Identification of genes that affect sensitivity to 5-bromodeoxyuridine in the yeast Saccharomyces cerevisiae.

Small molecules that exhibit biological effects have been successfully used to study various biological phenomena. 5-Bromodeoxyuridine (BrdU) is a thymidine analog that affects various biological processes, such as cellular differentiation and cellular senescence in cultured mammalian cells. Although BrdU is thought to modulate these phenomena by changing chromatin structure and gene expression, the molecular mechanisms for the action of BrdU are not understood well.
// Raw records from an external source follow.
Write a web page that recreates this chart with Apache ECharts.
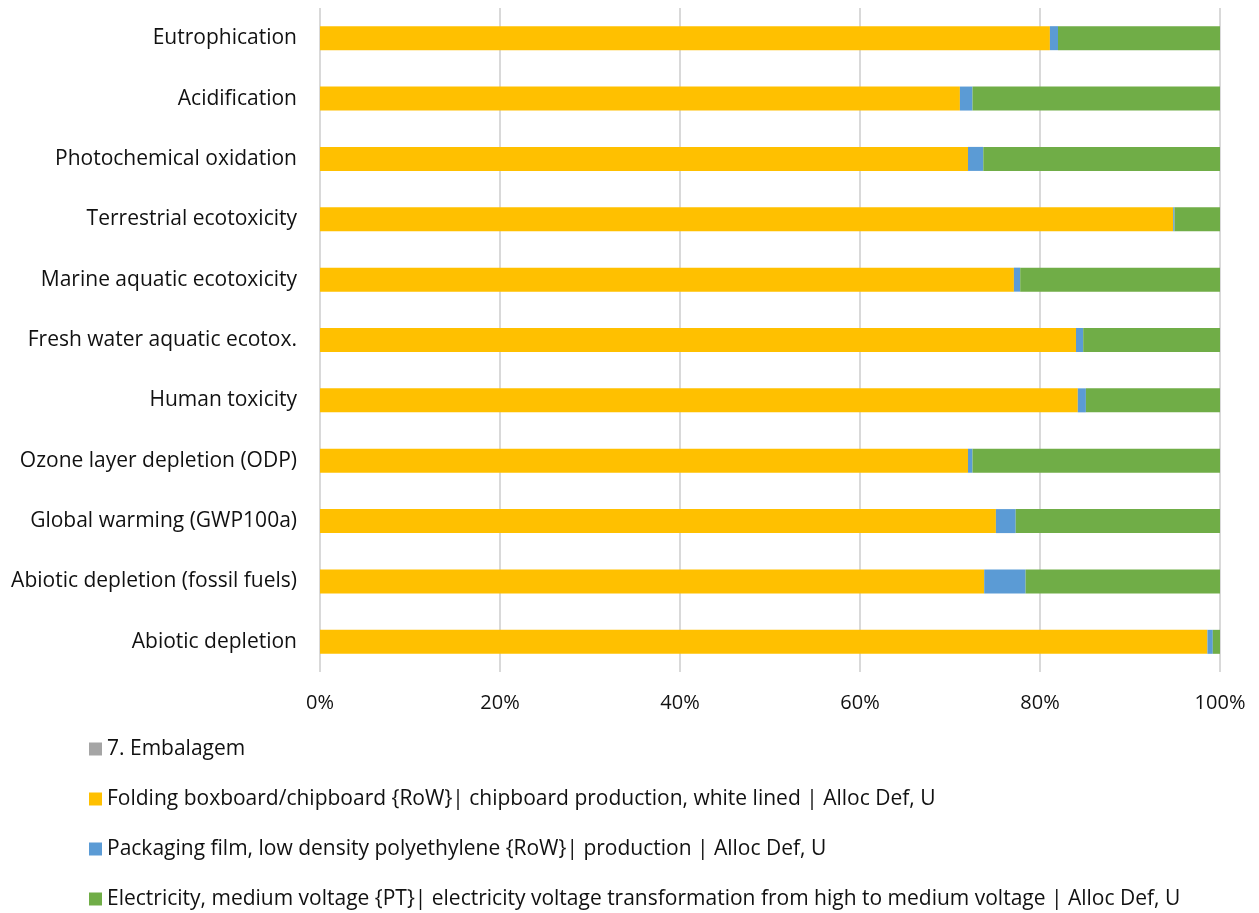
<!DOCTYPE html>
<html>
<head>
<meta charset="utf-8">
<script src="https://cdn.jsdelivr.net/npm/echarts@6/dist/echarts.min.js"></script>
<style>
  html, body { margin: 0; padding: 0; background: #fff; }
  #chart { width: 1259px; height: 913px; }
</style>
</head>
<body>
<div id="chart"></div>
<script>
// Impact categories, listed top to bottom
const categories = [
  'Eutrophication',
  'Acidification',
  'Photochemical oxidation',
  'Terrestrial ecotoxicity',
  'Marine aquatic ecotoxicity',
  'Fresh water aquatic ecotox.',
  'Human toxicity',
  'Ozone layer depletion (ODP)',
  'Global warming (GWP100a)',
  'Abiotic depletion (fossil fuels)',
  'Abiotic depletion'
];

const seriesNames = [
  '7. Embalagem',
  'Folding boxboard/chipboard {RoW}| chipboard production, white lined | Alloc Def, U',
  'Packaging film, low density polyethylene {RoW}| production | Alloc Def, U',
  'Electricity, medium voltage {PT}| electricity voltage transformation from high to medium voltage | Alloc Def, U'
];

// Contribution shares (%) per category
const embalagem = [0, 0, 0, 0, 0, 0, 0, 0, 0, 0, 0];
const boxboard = [81.1, 71.1, 72.0, 94.8, 77.1, 84.0, 84.2, 72.0, 75.1, 73.8, 98.6];
const film = [0.9, 1.4, 1.7, 0.15, 0.7, 0.8, 0.9, 0.5, 2.2, 4.6, 0.6];
const electricity = [18.0, 27.5, 26.3, 5.05, 22.2, 15.2, 14.9, 27.5, 22.7, 21.6, 0.8];

const xTicks = [0, 20, 40, 60, 80, 100];

const colors = ['#a5a5a5', '#ffc000', '#5b9bd5', '#70ad47'];
const FONT = '"Open Sans", "Noto Sans", sans-serif';

const values = [embalagem, boxboard, film, electricity];

const chart = echarts.init(document.getElementById('chart'), null, { renderer: 'canvas' });

chart.setOption({
  animation: false,
  backgroundColor: '#ffffff',
  color: colors,
  textStyle: { fontFamily: FONT },
  grid: { left: 320, right: 39, top: 8, bottom: 241, containLabel: false },
  xAxis: {
    type: 'value',
    min: xTicks[0],
    max: xTicks[xTicks.length - 1],
    interval: xTicks[1] - xTicks[0],
    axisLine: { show: false },
    axisTick: { show: false },
    splitLine: { show: true, lineStyle: { color: '#d9d9d9', width: 2 } },
    axisLabel: {
      formatter: '{value}%',
      fontSize: 20,
      color: '#111111',
      margin: 21,
      fontFamily: FONT
    }
  },
  yAxis: {
    type: 'category',
    data: categories,
    inverse: true,
    axisLine: { show: false },
    axisTick: { show: false },
    splitLine: { show: false },
    axisLabel: {
      fontSize: 21,
      color: '#111111',
      margin: 23,
      fontFamily: FONT
    }
  },
  legend: {
    orient: 'vertical',
    left: 89,
    top: 737,
    padding: 0,
    itemWidth: 13,
    itemHeight: 13,
    itemGap: 26,
    icon: 'rect',
    textStyle: { fontSize: 21, color: '#111111', fontFamily: FONT, lineHeight: 24 },
    data: seriesNames
  },
  series: seriesNames.map((name, i) => ({
    name: name,
    type: 'bar',
    stack: 'total',
    barWidth: 24,
    data: values[i],
    itemStyle: { color: colors[i] }
  }))
});
</script>
</body>
</html>
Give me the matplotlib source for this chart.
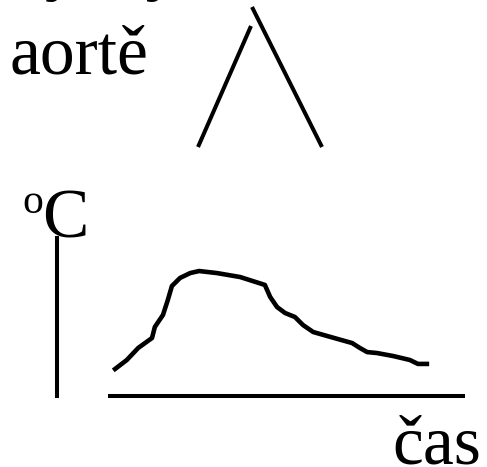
import matplotlib
matplotlib.use("Agg")
import matplotlib.pyplot as plt

plt.rcParams['font.family'] = ['Liberation Serif', 'DejaVu Serif']

# thermodilution curve: time vs temperature (arbitrary units, 0-100)
cas = [14.3, 17.2, 20.0, 23.4, 24.1, 26.1, 27.3, 28.3, 30.3, 32.8, 35.0, 39.4,
       45.1, 51.2, 52.5, 54.2, 56.2, 58.6, 60.6, 63.1, 66.5, 72.7, 74.6, 76.4,
       78.8, 82.8, 86.9, 88.9, 91.1]
teplota = [17.1, 22.8, 30.4, 36.7, 43.7, 51.3, 60.8, 69.6, 74.7, 77.8, 79.1, 77.8,
           75.3, 70.3, 62.7, 56.3, 52.5, 50.0, 44.9, 40.5, 38.0, 33.5, 30.4, 27.8,
           27.2, 25.3, 22.8, 20.3, 20.3]

# schematic "wedge" above the graph (pixel canvas, y downwards)
klin_levy_x = [198, 251]
klin_levy_y = [147, 26]
klin_pravy_x = [252, 322]
klin_pravy_y = [7, 147]

W, H = 487, 467
fig = plt.figure(figsize=(W / 100, H / 100), dpi=100)

# canvas for texts and the schematic lines
can = fig.add_axes([0, 0, 1, 1])
can.set_xlim(0, W)
can.set_ylim(H, 0)
can.axis('off')

lw = 2.9
can.plot(klin_levy_x, klin_levy_y, color='black', lw=lw, solid_capstyle='butt')
can.plot(klin_pravy_x, klin_pravy_y, color='black', lw=lw, solid_capstyle='butt')

fs = 50
can.text(10, -13, "vývoj", fontsize=fs, va='baseline', ha='left')
can.text(10, 73, "aortě", fontsize=fs, va='baseline', ha='left')
can.text(22, 213, "o", fontsize=30, va='baseline', ha='left')
can.text(42, 237, "C", fontsize=fs, va='baseline', ha='left')
can.text(392, 463, "čas", fontsize=fs, va='baseline', ha='left')
can.text(8, 519, "dně", fontsize=fs, va='baseline', ha='left')

# graph area: x from 57 to 463 px, y from 238 to 396 px
ax = fig.add_axes([57 / W, 1 - 396 / H, (463 - 57) / W, (396 - 238) / H])
ax.patch.set_alpha(0)
ax.plot(cas, teplota, color='black', lw=3.3, solid_joinstyle='round')
ax.set_xlim(0, 100)
ax.set_ylim(0, 100)
for s in ['top', 'right']:
    ax.spines[s].set_visible(False)
ax.spines['left'].set_linewidth(lw)
ax.spines['bottom'].set_linewidth(lw)
ax.spines['bottom'].set_bounds(13.05, 100)
ax.set_xticks([])
ax.set_yticks([])

fig.savefig("out.png", dpi=100)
To analyze the molecular mechanisms of BrdU with genetic methods, we used the yeast Saccharomyces cerevisiae as a model. Our genetic screening has revealed that a defect in MPT5/HTR1/UTH4/PUF5 led to an increased sensitivity to BrdU, and that overexpression of VHT1 or SDT1 led to resistance to BrdU. The increased sensitivity to BrdU caused by a defect in MPT5 was suppressed by a mutation in SIR2, SIR3, or SIR4, which is involved in chromatin silencing and transcriptional repression. These findings suggest that chromatin silencing proteins are involved in the modulation of the cellular phenomena by BrdU, and would provide clues to answer the old question of how BrdU affects various biological phenomena.